International netball tournament hosted by South Africa

The Netball South Africa Diamond Challenge is an international netball series hosted by Netball South Africa. The series traditionally features South Africa playing a series of test matches against mostly visiting African national teams. South Africa won the inaugural 2012 series.

==History==
===COSANA Games===
The Diamond Challenge series effectively replaced the COSANA Games, a series of tournaments hosted by the Confederation of Southern African Netball Associations which were held biannually up until 2009.

===President's XII===
As well as entering their senior national team in the Diamond Challenge series, Netball South Africa has also entered an invitational team known as the President's XII. It is effectively a South Africa B team.

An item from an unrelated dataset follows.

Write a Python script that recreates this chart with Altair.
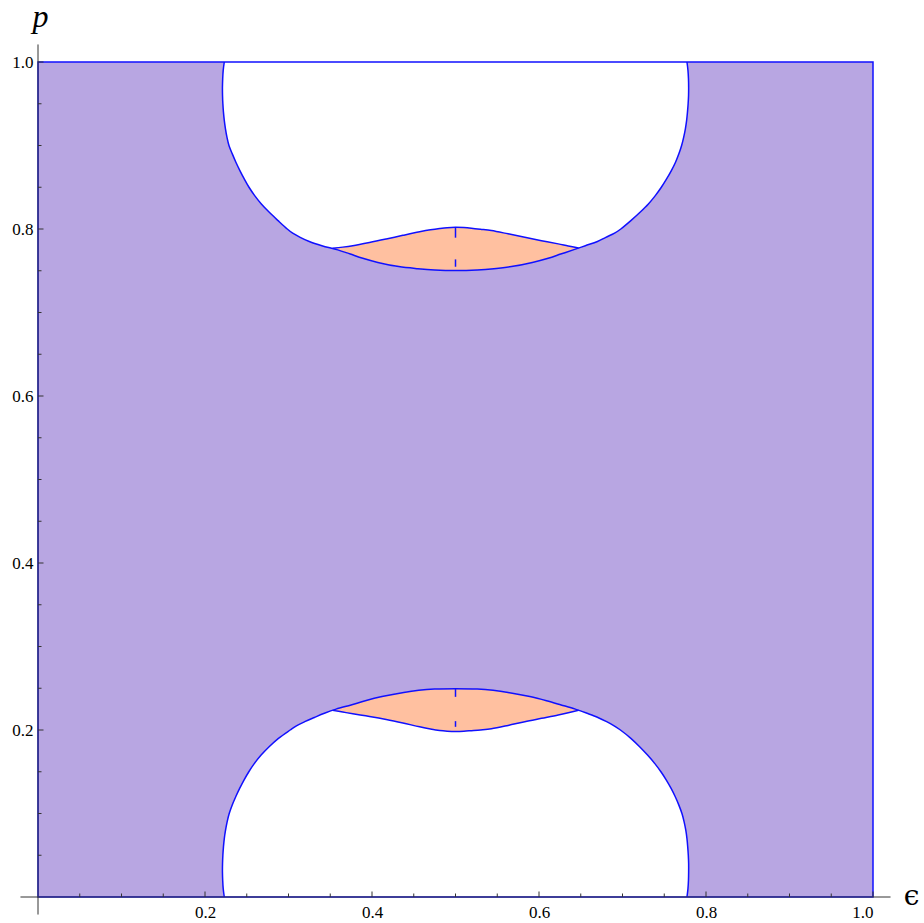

In 2016, with a team featuring Ine-Marí Venter and Marlize de Bruin, they finished second in the group stage. However, as an unranked team they are not allowed to play in the final of an official tournament. This happened again in 2022 and they were eventually placed third. In 2018, with a team coached by Jenny van Dyk and featuring Lefébre Rademan and a returning Marlize de Bruin, they effectively finished second overall.

==Results==
===3rd v 4th Playoff===

| Tournament | 3rd | Score | 4th | Host city |
|---|---|---|---|---|
| 2012 | Botswana | 45–36 | Zambia | Pretoria |
| 2013 | Zambia | ^{(Note 1)} |  | Port Elizabeth |
| 2015 | Uganda | 53–52 | Zambia | Margate |
| 2016 | South Africa President's XII | 54–54 | Uganda | Durban |
| 2018 | Zambia | ^{(Note 2)} | Zimbabwe | Seshego, Polokwane |
| 2021 | Namibia | ^{(Note 3)} |  | Cape Town |
| 2022 | South Africa President's XII | 49–43 | Zimbabwe | Pretoria |

===Finals===

| Tournament | Winners | Score | Runners up | Host city |
|---|---|---|---|---|
| 2012 | South Africa | 47–43 | Malawi | Pretoria |
| 2013 | South Africa | 59–45 | Zimbabwe | Port Elizabeth |
| 2015 | South Africa | 40–35 | Malawi | Margate |
| 2016 | South Africa | 68–34 | Zimbabwe | Durban |
| 2018 | South Africa | ^{(Note 2)} | South Africa President's XII | Seshego, Polokwane |
| 2021 | South Africa | ^{(Note 3)} | Uganda | Cape Town |
| 2022 | South Africa | 54–36 | Scotland | Pretoria |

- Notes
- In 2013, only three teams entered, so there was no 3rd v 4th playoff.
- In 2018, there was no play-offs or finals. Some sources credit Zambia with second place.
- In 2021, there was no play-offs or finals.